In the course of 1673 our author's pen was engaged in a task, which may
be safely condemned as presumptuous, though that pen was Dryden's. It
was no other than that of new-modelling the "Paradise Lost" of Milton
into a dramatic poem, called the "State of Innocence, or the Fall of
Man." The coldness with which Milton's mighty epic was received upon the
first publication is almost proverbial. The character of the author,
obnoxious for his share in the usurped government; the turn of the
language, so different from that of the age; the seriousness of a
subject so discordant with its lively frivolities--gave to the author's
renown the slowness of growth with the permanency of the oak.
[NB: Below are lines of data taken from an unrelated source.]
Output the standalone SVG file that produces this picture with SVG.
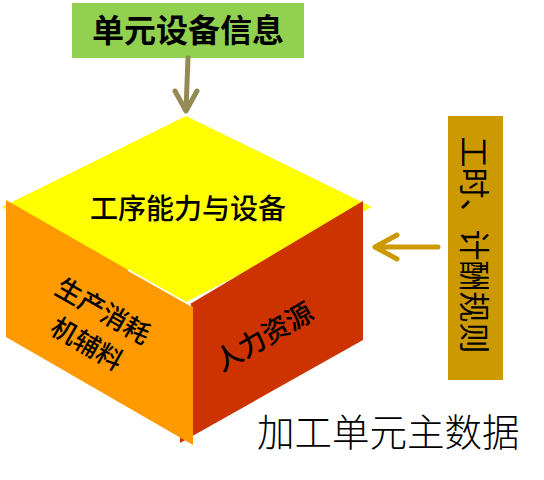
<svg xmlns="http://www.w3.org/2000/svg" width="544" height="480" viewBox="0 0 544 480">
<style>
.t{font-family:"Noto Sans CJK SC","Noto Sans CJK JP",sans-serif;fill:#000}
.m{font-weight:500}
.arr{fill:none;stroke-width:5;stroke-linecap:round;stroke-linejoin:round}
</style>
<rect width="544" height="480" fill="#fff"/>
<g id="cube">
  <polygon points="2,207 186,116 372,207 186,302" fill="#FFFF00"/>
  <polygon points="180,310 363,201 363,340 180,443" fill="#CC3300"/>
  <polygon points="6,200 193,307 193,445 6,337" fill="#FF9900"/>
  <line x1="128" y1="270" x2="191" y2="305.5" stroke="#fff" stroke-width="1.6"/>
</g>
<g id="top-face-label">
  <text class="t m" x="188" y="219" font-size="28" text-anchor="middle">工序能力与设备</text>
</g>
<g id="left-face-label">
  <text class="t m" font-size="26" text-anchor="middle" transform="translate(104,309) rotate(30)" dominant-baseline="central">生产消耗</text>
  <text class="t m" font-size="26" text-anchor="middle" transform="translate(88,342) rotate(30)" dominant-baseline="central">机辅料</text>
</g>
<g id="right-face-label">
  <text class="t m" font-size="27" text-anchor="middle" transform="translate(263,335) rotate(-30)" dominant-baseline="central">人力资源</text>
</g>
<g id="equipment-info">
  <rect x="72" y="3" width="232" height="55" fill="#92D050"/>
  <text class="t" x="188" y="42" font-size="32" font-weight="bold" text-anchor="middle">单元设备信息</text>
</g>
<g id="labor-rules">
  <rect x="448" y="116" width="55" height="264" fill="#CC9900"/>
  <text class="t" font-size="31" text-anchor="middle" dominant-baseline="central" transform="translate(476,245) rotate(90)">工时、计酬规则</text>
</g>
<g id="caption">
  <text class="t" x="257" y="446" font-size="37.5" font-weight="300">加工单元主数据</text>
</g>
<g id="connectors">
  <path class="arr" d="M188,58 L186,110 M175,91 L186,111 L197,91" stroke="#948A54"/>
  <path class="arr" d="M438,247 L375,247 M397,235 L375,247 L397,259" stroke="#CC9900"/>
</g>
</svg>
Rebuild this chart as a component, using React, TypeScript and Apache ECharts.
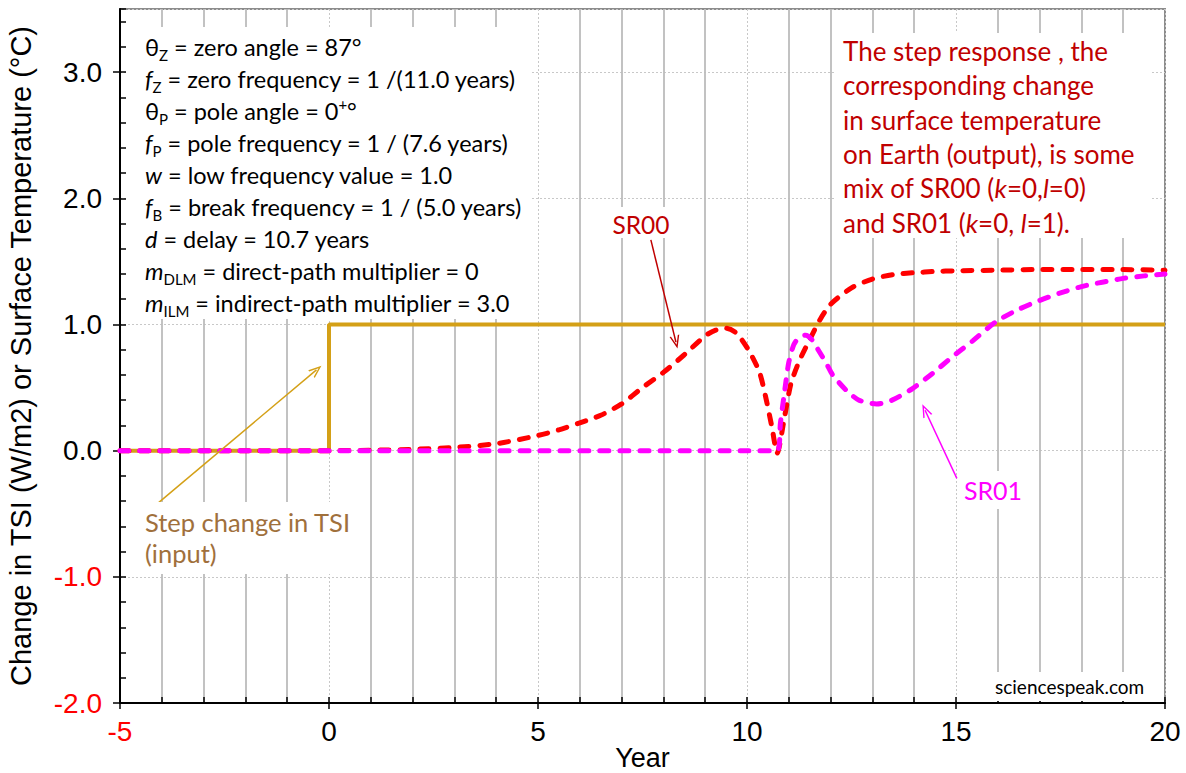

Milton's
merit, however, had not escaped the eye of Dryden.[29] He was acquainted
with the author, perhaps even before the Restoration; and who can doubt
Dryden's power of feeling the sublimity of the "Paradise Lost," even had
he himself not assured us, in the prefatory essay to his own piece, that
he accounts it, "undoubtedly, one of the greatest, most noble, and most
sublime poems, which either this age or nation has produced"? We are,
therefore, to seek for the motive which could have induced him, holding
this opinion, "to gild pure gold, and set a perfume on the violet.